## Supplied material:
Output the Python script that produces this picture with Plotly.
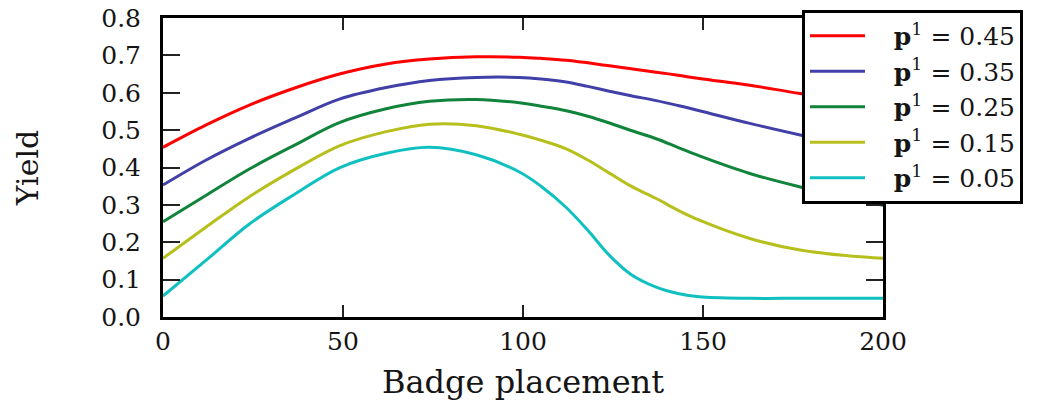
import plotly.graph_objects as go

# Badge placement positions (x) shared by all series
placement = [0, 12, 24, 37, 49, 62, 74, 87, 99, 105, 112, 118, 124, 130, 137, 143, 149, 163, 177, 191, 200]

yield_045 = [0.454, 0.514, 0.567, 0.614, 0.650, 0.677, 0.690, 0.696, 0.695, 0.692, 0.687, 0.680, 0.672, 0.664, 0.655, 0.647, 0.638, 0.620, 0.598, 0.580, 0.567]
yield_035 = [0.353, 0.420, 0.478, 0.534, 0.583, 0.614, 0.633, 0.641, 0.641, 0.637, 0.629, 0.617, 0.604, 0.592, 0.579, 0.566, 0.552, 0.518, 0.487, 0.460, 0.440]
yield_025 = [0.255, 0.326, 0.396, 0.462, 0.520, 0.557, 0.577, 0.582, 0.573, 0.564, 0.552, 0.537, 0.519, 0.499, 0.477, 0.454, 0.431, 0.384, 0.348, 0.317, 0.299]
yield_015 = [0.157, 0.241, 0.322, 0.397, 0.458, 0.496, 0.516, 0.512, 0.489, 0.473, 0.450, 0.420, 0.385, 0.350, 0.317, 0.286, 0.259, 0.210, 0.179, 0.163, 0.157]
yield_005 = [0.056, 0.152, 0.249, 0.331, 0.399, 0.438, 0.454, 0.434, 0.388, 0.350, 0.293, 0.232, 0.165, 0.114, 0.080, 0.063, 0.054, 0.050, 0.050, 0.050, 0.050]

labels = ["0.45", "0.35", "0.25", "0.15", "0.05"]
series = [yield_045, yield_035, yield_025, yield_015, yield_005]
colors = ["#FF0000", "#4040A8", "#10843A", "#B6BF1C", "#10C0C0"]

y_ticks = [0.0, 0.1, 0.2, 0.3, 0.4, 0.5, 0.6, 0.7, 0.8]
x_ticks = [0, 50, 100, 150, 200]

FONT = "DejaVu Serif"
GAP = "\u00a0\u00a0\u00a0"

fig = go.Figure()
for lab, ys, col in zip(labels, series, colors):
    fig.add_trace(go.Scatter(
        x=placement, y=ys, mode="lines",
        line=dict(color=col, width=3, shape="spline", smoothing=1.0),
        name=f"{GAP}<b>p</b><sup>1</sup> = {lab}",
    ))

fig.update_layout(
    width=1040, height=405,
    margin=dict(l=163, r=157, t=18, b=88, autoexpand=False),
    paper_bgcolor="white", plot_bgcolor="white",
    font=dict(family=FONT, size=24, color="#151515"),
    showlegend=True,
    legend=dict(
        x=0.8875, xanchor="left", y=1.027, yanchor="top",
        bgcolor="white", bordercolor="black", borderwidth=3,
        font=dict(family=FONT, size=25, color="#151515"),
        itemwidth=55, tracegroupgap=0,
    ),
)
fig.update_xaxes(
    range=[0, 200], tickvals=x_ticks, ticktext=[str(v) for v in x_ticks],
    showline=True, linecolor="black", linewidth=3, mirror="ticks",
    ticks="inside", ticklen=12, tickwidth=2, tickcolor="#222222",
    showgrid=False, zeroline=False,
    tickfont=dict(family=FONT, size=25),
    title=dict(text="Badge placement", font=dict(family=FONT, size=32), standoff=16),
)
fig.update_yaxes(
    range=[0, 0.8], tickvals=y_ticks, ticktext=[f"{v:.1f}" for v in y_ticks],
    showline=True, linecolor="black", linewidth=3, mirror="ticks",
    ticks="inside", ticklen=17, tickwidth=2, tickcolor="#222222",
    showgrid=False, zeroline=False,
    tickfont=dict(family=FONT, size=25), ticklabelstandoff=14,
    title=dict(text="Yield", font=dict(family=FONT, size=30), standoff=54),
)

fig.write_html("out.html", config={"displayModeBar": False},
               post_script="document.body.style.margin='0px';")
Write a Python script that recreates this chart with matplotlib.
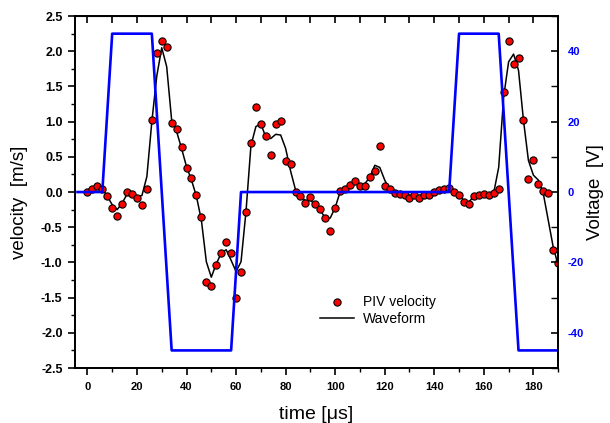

## What is expected:
Make an exact copy of the listing above. Do not include the pictures.

## Worked answer:
Output the Python script that produces this picture with Plotly.
import plotly.graph_objects as go

# Badge placement positions (x) shared by all series
placement = [0, 12, 24, 37, 49, 62, 74, 87, 99, 105, 112, 118, 124, 130, 137, 143, 149, 163, 177, 191, 200]

yield_045 = [0.454, 0.514, 0.567, 0.614, 0.650, 0.677, 0.690, 0.696, 0.695, 0.692, 0.687, 0.680, 0.672, 0.664, 0.655, 0.647, 0.638, 0.620, 0.598, 0.580, 0.567]
yield_035 = [0.353, 0.420, 0.478, 0.534, 0.583, 0.614, 0.633, 0.641, 0.641, 0.637, 0.629, 0.617, 0.604, 0.592, 0.579, 0.566, 0.552, 0.518, 0.487, 0.460, 0.440]
yield_025 = [0.255, 0.326, 0.396, 0.462, 0.520, 0.557, 0.577, 0.582, 0.573, 0.564, 0.552, 0.537, 0.519, 0.499, 0.477, 0.454, 0.431, 0.384, 0.348, 0.317, 0.299]
yield_015 = [0.157, 0.241, 0.322, 0.397, 0.458, 0.496, 0.516, 0.512, 0.489, 0.473, 0.450, 0.420, 0.385, 0.350, 0.317, 0.286, 0.259, 0.210, 0.179, 0.163, 0.157]
yield_005 = [0.056, 0.152, 0.249, 0.331, 0.399, 0.438, 0.454, 0.434, 0.388, 0.350, 0.293, 0.232, 0.165, 0.114, 0.080, 0.063, 0.054, 0.050, 0.050, 0.050, 0.050]

labels = ["0.45", "0.35", "0.25", "0.15", "0.05"]
series = [yield_045, yield_035, yield_025, yield_015, yield_005]
colors = ["#FF0000", "#4040A8", "#10843A", "#B6BF1C", "#10C0C0"]

y_ticks = [0.0, 0.1, 0.2, 0.3, 0.4, 0.5, 0.6, 0.7, 0.8]
x_ticks = [0, 50, 100, 150, 200]

FONT = "DejaVu Serif"
GAP = "\u00a0\u00a0\u00a0"

fig = go.Figure()
for lab, ys, col in zip(labels, series, colors):
    fig.add_trace(go.Scatter(
        x=placement, y=ys, mode="lines",
        line=dict(color=col, width=3, shape="spline", smoothing=1.0),
        name=f"{GAP}<b>p</b><sup>1</sup> = {lab}",
    ))

fig.update_layout(
    width=1040, height=405,
    margin=dict(l=163, r=157, t=18, b=88, autoexpand=False),
    paper_bgcolor="white", plot_bgcolor="white",
    font=dict(family=FONT, size=24, color="#151515"),
    showlegend=True,
    legend=dict(
        x=0.8875, xanchor="left", y=1.027, yanchor="top",
        bgcolor="white", bordercolor="black", borderwidth=3,
        font=dict(family=FONT, size=25, color="#151515"),
        itemwidth=55, tracegroupgap=0,
    ),
)
fig.update_xaxes(
    range=[0, 200], tickvals=x_ticks, ticktext=[str(v) for v in x_ticks],
    showline=True, linecolor="black", linewidth=3, mirror="ticks",
    ticks="inside", ticklen=12, tickwidth=2, tickcolor="#222222",
    showgrid=False, zeroline=False,
    tickfont=dict(family=FONT, size=25),
    title=dict(text="Badge placement", font=dict(family=FONT, size=32), standoff=16),
)
fig.update_yaxes(
    range=[0, 0.8], tickvals=y_ticks, ticktext=[f"{v:.1f}" for v in y_ticks],
    showline=True, linecolor="black", linewidth=3, mirror="ticks",
    ticks="inside", ticklen=17, tickwidth=2, tickcolor="#222222",
    showgrid=False, zeroline=False,
    tickfont=dict(family=FONT, size=25), ticklabelstandoff=14,
    title=dict(text="Yield", font=dict(family=FONT, size=30), standoff=54),
)

fig.write_html("out.html", config={"displayModeBar": False},
               post_script="document.body.style.margin='0px';")
Write a Python script that recreates this chart with matplotlib.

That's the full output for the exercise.